The Sixth Amendment to the United States Constitution guarantees every criminal defendant a right to an impartial trial.1/Selecting a jury of twelve men and women to hear a criminal case is perhaps the most critical stage in the trial process where a defense attorney must provide effective representation. He has a pool of prospective jurors representing a cross-section of the community from which to select the people who will hear the facts and fairly consider the case. This jury pool is a minefield of human experiences that range from concealed bias and prejudice to open fairness and impartiality. The task of the defense attorney is to navigate through the minefield without exploding a mine that will injure his client’s opportunity for an impartial trial.
The constitutional guarantee of an impartial trial, in all actuality, begins with voir dire—a French term meaning “to speak the truth.” Voir dire is a pre-jury selection phase of the trial during which the prosecution and defense are afforded an opportunity, under the strict supervision of the trial judge, to question prospective jurors to determine if they are qualified and suitable to serve on a jury. These questions are often initially influenced by the questionnaires prospective jurors are required to fill out before the voir dire gets underway.

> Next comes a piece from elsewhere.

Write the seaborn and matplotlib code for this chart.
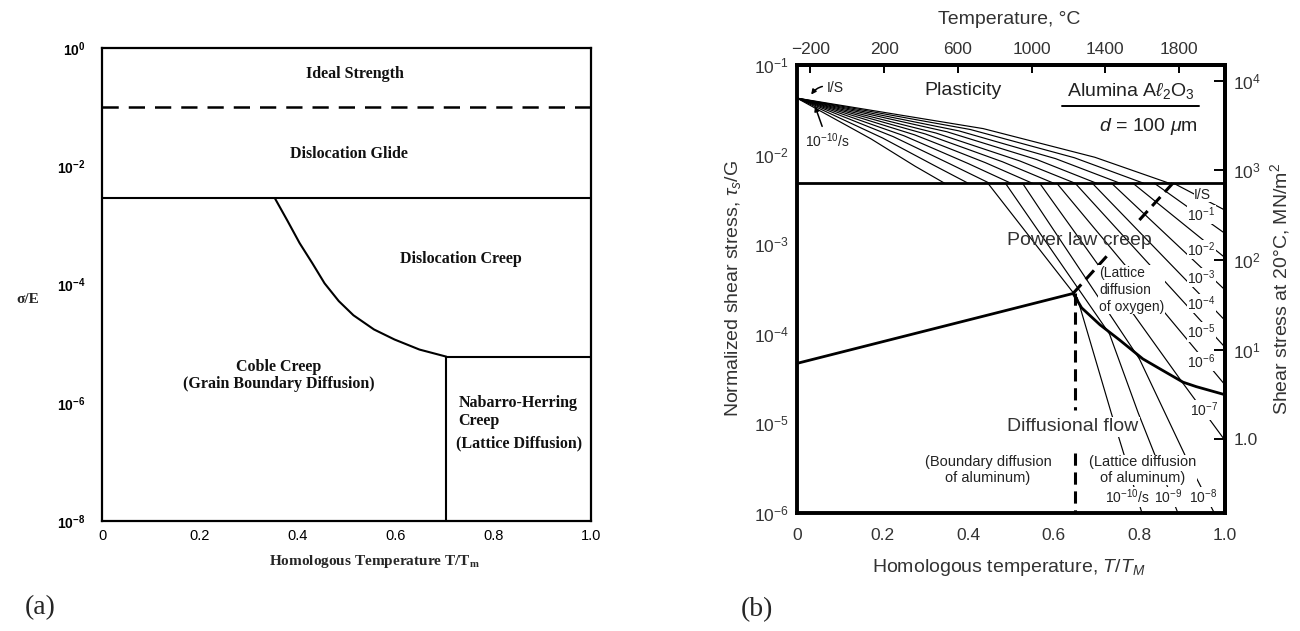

Texas criminal procedure grants ten peremptory challenges—the right of either party to exclude a potential juror for any reason or no reason at all so long as the challenge is not use to discriminate on the basis of race, gender, or ethnicity—to both the prosecution and the defense in non-capital felony cases and capital cases in which the State does not seek the death penalty. If two or more defendants are jointly tried, each defendant and the prosecution are entitled to six peremptory challenges.2/
A defense attorney must utilize these peremptory challenges in a judicious manner. They are generally exercised when the attorney detects, either through direct responses from the prospective juror to specific questions or from mere instinct honed by years of trial practice, that a prospective juror is biased in a very specific sense or harbors prejudices in a general sense against particular defendants. And a defense attorney in Texas does not have a lot of time to make these calls. Most judges impose very restrictive time frames for completing the voir dire examination—ranging from twenty minutes to an hour. It is critical, therefore, that an attorney be thoroughly prepared before he/she enters the jury selection arena.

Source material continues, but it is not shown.